In the simplest possible terms, your brand is your face. It is how the world sees you and your company, and in most cases, it is something that has been carefully chosen, crafted, and nurtured over many years. There are no hard and fast rules about how a company should start building their brand, so we’ve compiled a few examples below from different industries to give you some ideas.

Online Casinos Have Gamified Familiar Themes 

Casino sites are, by nature, built entirely on the backbone of their game libraries. Whether it’s a few hundred or a few thousand titles, the games are what make everything possible, so they draw a lot of branding attention. Series titles and common language across them are the key here, so things like the ‘Dead’ series with Book of Dead and Legacy of Dead are common.

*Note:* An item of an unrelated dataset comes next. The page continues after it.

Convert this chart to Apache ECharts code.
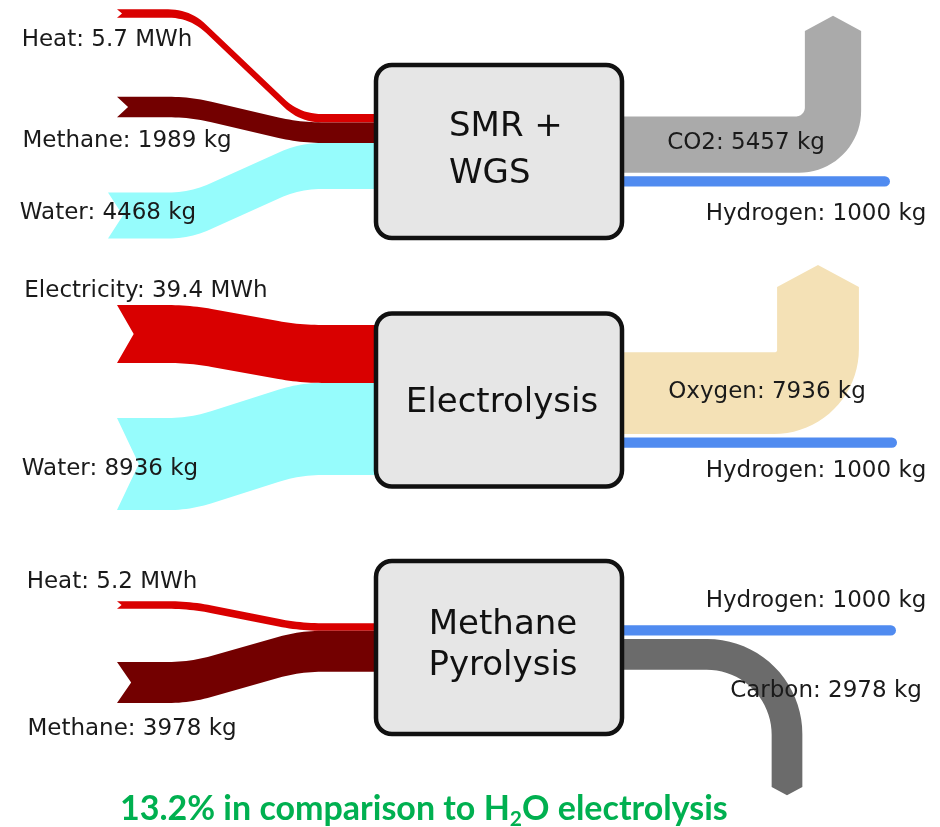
<!DOCTYPE html>
<html>
<head>
<meta charset="utf-8">
<title>Hydrogen production routes</title>
<script src="https://cdn.jsdelivr.net/npm/echarts@6/dist/echarts.min.js"></script>
<style>
  html, body { margin: 0; padding: 0; background: #fff; }
  #chart { width: 940px; height: 827px; }
</style>
</head>
<body>
<div id="chart"></div>
<script>
// process boxes
const processNames = ['SMR +\nWGS', 'Electrolysis', 'Methane\nPyrolysis'];

// one entry per arrow
const flowNames = ['Heat', 'Methane', 'Water', 'CO2', 'Hydrogen',
  'Electricity', 'Water', 'Oxygen', 'Hydrogen',
  'Heat', 'Methane', 'Hydrogen', 'Carbon'];
const flowValues = [5.7, 1989, 4468, 5457, 1000, 39.4, 8936, 7936, 1000, 5.2, 3978, 1000, 2978];
const flowUnits = ['MWh', 'kg', 'kg', 'kg', 'kg', 'MWh', 'kg', 'kg', 'kg', 'MWh', 'kg', 'kg', 'kg'];
const flowProcess = [0, 0, 0, 0, 0, 1, 1, 1, 1, 2, 2, 2, 2];
const flowSide = ['in', 'in', 'in', 'out', 'out', 'in', 'in', 'out', 'out', 'in', 'in', 'out', 'out'];

const noteParts = ['13.2% in comparison to H', '2', 'O electrolysis'];

// ---- layout, in canvas units (y down) ----
const box = { left: 376, right: 622, height: 173, radius: 16 };
const boxCenterY = [151.5, 400, 647.5];
const boxText = [
  { x: 449, y: 151, align: 'left', lineHeight: 47 },
  { x: 502, y: 403, align: 'center', lineHeight: 40 },
  { x: 503, y: 646, align: 'center', lineHeight: 41 }
];
const unitScale = { kg: 1 / 97, MWh: 1.47 };   // band width per unit
const outGap = 3.5;
const bendStart = 190, bendEnd = 300;

// loose end of each band and where its label sits
const flowLayout = [
  { tailX: 117, tailY: 13.5, label: [107, 40] },
  { tailX: 117, tailY: 107, label: [127, 141] },
  { tailX: 108, tailY: 215.5, label: [108, 213] },
  { bendX: 833, tipY: 31, innerR: 9, outerR: 62, label: [746, 143] },
  { endX: 890, label: [816, 214] },
  { tailX: 117, tailY: 334, label: [146, 291] },
  { tailX: 117, tailY: 464, label: [110, 469] },
  { bendX: 818, tipY: 287, innerR: 2, outerR: 85, label: [767, 392] },
  { endX: 897, label: [816, 471] },
  { tailX: 117, tailY: 605, label: [112, 582] },
  { tailX: 117, tailY: 682.5, label: [132, 729] },
  { endX: 896, label: [816, 601] },
  { bendX: 787, tipY: 787, innerR: 65, outerR: 95, label: [826, 691] }
];

const flowColors = {
  Heat: '#d90000', Electricity: '#d90000', Methane: '#730000', Water: '#96fcfc',
  CO2: '#aaaaaa', Hydrogen: '#508bf0', Oxygen: '#f4e1b6', Carbon: '#6b6b6b'
};

// band widths and where each band meets its box (stacked, centred on the box)
const thickness = flowValues.map((v, i) => v * unitScale[flowUnits[i]]);
const centerY = [];
processNames.forEach((_, p) => {
  ['in', 'out'].forEach(side => {
    const idx = flowProcess.map((q, i) => i).filter(i => flowProcess[i] === p && flowSide[i] === side);
    const gap = side === 'out' ? outGap : 0;
    const total = idx.reduce((s, i) => s + thickness[i], 0) + gap * (idx.length - 1);
    let y = boxCenterY[p] - total / 2;
    idx.forEach(i => { centerY[i] = y + thickness[i] / 2; y += thickness[i] + gap; });
  });
});

function roundCorners(pts, r, steps) {
  const out = [pts[0]];
  for (let k = 1; k < pts.length - 1; k++) {
    const p0 = pts[k - 1], p1 = pts[k], p2 = pts[k + 1];
    const d1 = Math.hypot(p1[0] - p0[0], p1[1] - p0[1]);
    const d2 = Math.hypot(p2[0] - p1[0], p2[1] - p1[1]);
    const r1 = Math.min(r, d1 / 2), r2 = Math.min(r, d2 / 2);
    const a = [p1[0] + (p0[0] - p1[0]) * r1 / d1, p1[1] + (p0[1] - p1[1]) * r1 / d1];
    const b = [p1[0] + (p2[0] - p1[0]) * r2 / d2, p1[1] + (p2[1] - p1[1]) * r2 / d2];
    for (let s = 0; s <= steps; s++) {
      const t = s / steps;
      out.push([
        (1 - t) * (1 - t) * a[0] + 2 * (1 - t) * t * p1[0] + t * t * b[0],
        (1 - t) * (1 - t) * a[1] + 2 * (1 - t) * t * p1[1] + t * t * b[1]
      ]);
    }
  }
  out.push(pts[pts.length - 1]);
  return out;
}

function renderFlow(params, api) {
  const i = api.value(0);
  const lay = flowLayout[i];
  const w = thickness[i];
  const cy = centerY[i];
  const color = flowColors[flowNames[i]];
  const px = p => api.coord(p);
  let points;

  if (flowSide[i] === 'in') {
    const line = roundCorners([[lay.tailX, lay.tailY], [bendStart, lay.tailY], [bendEnd, cy], [box.left + 6, cy]], 22, 12);
    const top = line.map(p => [p[0], p[1] - w / 2]);
    const bottom = line.map(p => [p[0], p[1] + w / 2]).reverse();
    const notch = Math.min(0.6 * w, 8 + 0.15 * w);
    points = top.concat(bottom, [[lay.tailX + notch, lay.tailY]]);
  } else if (lay.endX) {
    const a = px([box.right - 6, cy]);
    const b = px([lay.endX - w / 2, cy]);
    return {
      type: 'line',
      shape: { x1: a[0], y1: a[1], x2: b[0], y2: b[1] },
      style: { stroke: color, lineWidth: api.size([0, w])[1], lineCap: 'round' }
    };
  } else {
    const dir = lay.tipY > cy ? 1 : -1;
    const xv = lay.bendX;
    const ri = lay.innerR, ro = lay.outerR;
    const icx = xv - w / 2 - ri, icy = cy + dir * (w / 2 + ri);
    const ocx = xv + w / 2 - ro, ocy = cy - dir * w / 2 + dir * ro;
    const arc = (cx, ccy, R, from, to) => {
      const pts = [];
      for (let s = 0; s <= 20; s++) {
        const f = from + (to - from) * s / 20;
        pts.push([cx + R * Math.sin(f), ccy - dir * R * Math.cos(f)]);
      }
      return pts;
    };
    const head = 0.27 * w;
    points = [[box.right - 6, cy + dir * w / 2]]
      .concat(arc(icx, icy, ri, 0, Math.PI / 2))
      .concat([[xv - w / 2, lay.tipY], [xv, lay.tipY + dir * head], [xv + w / 2, lay.tipY]])
      .concat(arc(ocx, ocy, ro, Math.PI / 2, 0))
      .concat([[box.right - 6, cy - dir * w / 2]]);
  }
  return { type: 'polygon', shape: { points: points.map(px) }, style: { fill: color } };
}

function renderBox(params, api) {
  const i = api.value(0);
  const cy = api.value(1);
  const tl = api.coord([box.left, cy - box.height / 2]);
  const size = api.size([box.right - box.left, box.height]);
  const t = boxText[i];
  const tp = api.coord([t.x, t.y]);
  return {
    type: 'group',
    children: [
      {
        type: 'rect',
        shape: { x: tl[0], y: tl[1], width: size[0], height: size[1], r: box.radius },
        style: { fill: '#e6e6e6', stroke: '#111', lineWidth: 4.5 }
      },
      {
        type: 'text', x: tp[0], y: tp[1],
        style: {
          text: processNames[i], fontSize: 34, fontFamily: 'DejaVu Sans', fill: '#111',
          align: t.align, verticalAlign: 'middle', lineHeight: t.lineHeight
        }
      }
    ]
  };
}

function renderLabel(params, api) {
  const i = api.value(0);
  const p = api.coord(flowLayout[i].label);
  return {
    type: 'text', x: p[0], y: p[1],
    style: {
      text: flowNames[i] + ': ' + flowValues[i] + ' ' + flowUnits[i],
      fontSize: 23, fontFamily: 'DejaVu Sans', fill: '#1a1a1a',
      align: 'center', verticalAlign: 'middle'
    }
  };
}

const chart = echarts.init(document.getElementById('chart'));

const noteFont = { fontFamily: 'Lato', fontWeight: 'bold', color: '#00b050' };
chart.setOption({
  animation: false,
  title: {
    text: '{a|' + noteParts[0] + '}{s|' + noteParts[1] + '}{a|' + noteParts[2] + '}',
    left: 120,
    top: 788,
    padding: 0,
    textStyle: {
      rich: {
        a: Object.assign({ fontSize: 34, lineHeight: 42 }, noteFont),
        s: Object.assign({ fontSize: 21, lineHeight: 21, verticalAlign: 'bottom' }, noteFont)
      }
    }
  },
  grid: { left: 0, right: 0, top: 0, bottom: 0 },
  xAxis: { type: 'value', min: 0, max: 940, show: false },
  yAxis: { type: 'value', min: 0, max: 827, inverse: true, show: false },
  series: [
    {
      type: 'custom', z: 1, silent: true, clip: false,
      renderItem: renderFlow,
      data: flowValues.map((v, i) => [i, v])
    },
    {
      type: 'custom', z: 2, silent: true, clip: false,
      renderItem: renderBox,
      data: processNames.map((n, i) => [i, boxCenterY[i]])
    },
    {
      type: 'custom', z: 3, silent: true, clip: false,
      renderItem: renderLabel,
      data: flowValues.map((v, i) => [i, v])
    }
  ]
});

window.addEventListener('resize', () => chart.resize());
</script>
</body>
</html>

More often, it’s the game mechanics that are the common thread between titles, as you can see in the recent Sahara Riches Cash Collect slot, part of the extensive Cash Collect series. With these games, the themes themselves may differ, but there’s a core feature shared between them all. In this case, it’s the Sahara Desert, in others it’s Atlantis or Egypt, but players can immediately spot something familiar.

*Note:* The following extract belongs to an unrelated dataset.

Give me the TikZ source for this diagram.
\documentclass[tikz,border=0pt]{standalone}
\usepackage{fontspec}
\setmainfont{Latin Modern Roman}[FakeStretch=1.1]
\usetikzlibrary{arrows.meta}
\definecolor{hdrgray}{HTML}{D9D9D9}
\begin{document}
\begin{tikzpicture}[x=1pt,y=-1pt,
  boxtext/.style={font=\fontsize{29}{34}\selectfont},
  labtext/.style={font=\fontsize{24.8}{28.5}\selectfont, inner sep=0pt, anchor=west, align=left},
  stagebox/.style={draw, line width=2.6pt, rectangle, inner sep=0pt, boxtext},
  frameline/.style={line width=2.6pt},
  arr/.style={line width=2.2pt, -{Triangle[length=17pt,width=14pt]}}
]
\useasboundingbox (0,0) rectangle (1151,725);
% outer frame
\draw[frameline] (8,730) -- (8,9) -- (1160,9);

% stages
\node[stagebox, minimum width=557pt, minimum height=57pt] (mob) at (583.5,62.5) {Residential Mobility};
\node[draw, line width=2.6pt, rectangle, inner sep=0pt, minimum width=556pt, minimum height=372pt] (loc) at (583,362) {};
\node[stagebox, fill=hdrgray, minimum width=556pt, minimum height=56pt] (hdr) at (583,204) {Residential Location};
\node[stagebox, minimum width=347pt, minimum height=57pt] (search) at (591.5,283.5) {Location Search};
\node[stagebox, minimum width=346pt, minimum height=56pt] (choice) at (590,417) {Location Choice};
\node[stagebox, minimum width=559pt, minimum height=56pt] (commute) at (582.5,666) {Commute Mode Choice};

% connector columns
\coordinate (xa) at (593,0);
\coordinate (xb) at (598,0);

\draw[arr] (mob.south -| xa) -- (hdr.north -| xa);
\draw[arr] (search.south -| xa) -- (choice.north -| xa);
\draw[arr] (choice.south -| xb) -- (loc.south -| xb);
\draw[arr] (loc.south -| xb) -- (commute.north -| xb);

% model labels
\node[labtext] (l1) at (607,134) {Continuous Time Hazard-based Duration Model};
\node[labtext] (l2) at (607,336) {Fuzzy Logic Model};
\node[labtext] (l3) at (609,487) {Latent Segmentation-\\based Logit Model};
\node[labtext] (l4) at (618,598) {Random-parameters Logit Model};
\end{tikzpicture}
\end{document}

Social Media Has Inspired New Vocabulary  

Social media is a famous example of big brands being household names, but where smaller brands have a lot of difficulty breaking into the market. The biggest players like YouTube, Facebook, Instagram, and until recently, Twitter, are instantly recognizable to most people around the world, even if they don’t use the platforms themselves.

The sudden rise of X, formerly Twitter, back in the late 2000s is a great example of holistic branding, where every inch of the company was themed and named along a single pattern. More critically, they managed to grab the ‘verb’ aspect before their competitors: they had their own branded word, the Tweet, that could be used as an action word. This meant that it could be slipped into natural language, and before we knew it, it had become a wholly accepted English word.

Fintech Is Adopting Bold New Branding

As one of the newest ‘big things’ out there in the online world, the modern fintech industry seems to live and die by its brand names, with several options for every region of the world. There are some that have been established over years via reputation and partnerships like PayPal, still the biggest option globally, but there are many more – such as Venmo and Revolut – that are punching upwards.

Looking at the latter platform, Revolut recently had a brand refresh, and it seems their goal is to align their branding with trendy industries such as Web3 and cryptocurrency. The stark black-and-white designs and bold wording match these cutting-edge tech industries and aim to draw in a similar crowd, one that may be put off by the status quo of alternatives like PayPal.

There is no magic wand when it comes to branding. These are just a few examples of the biggest success stories so far, but there’s nothing to say the next one won’t take a completely different approach altogether.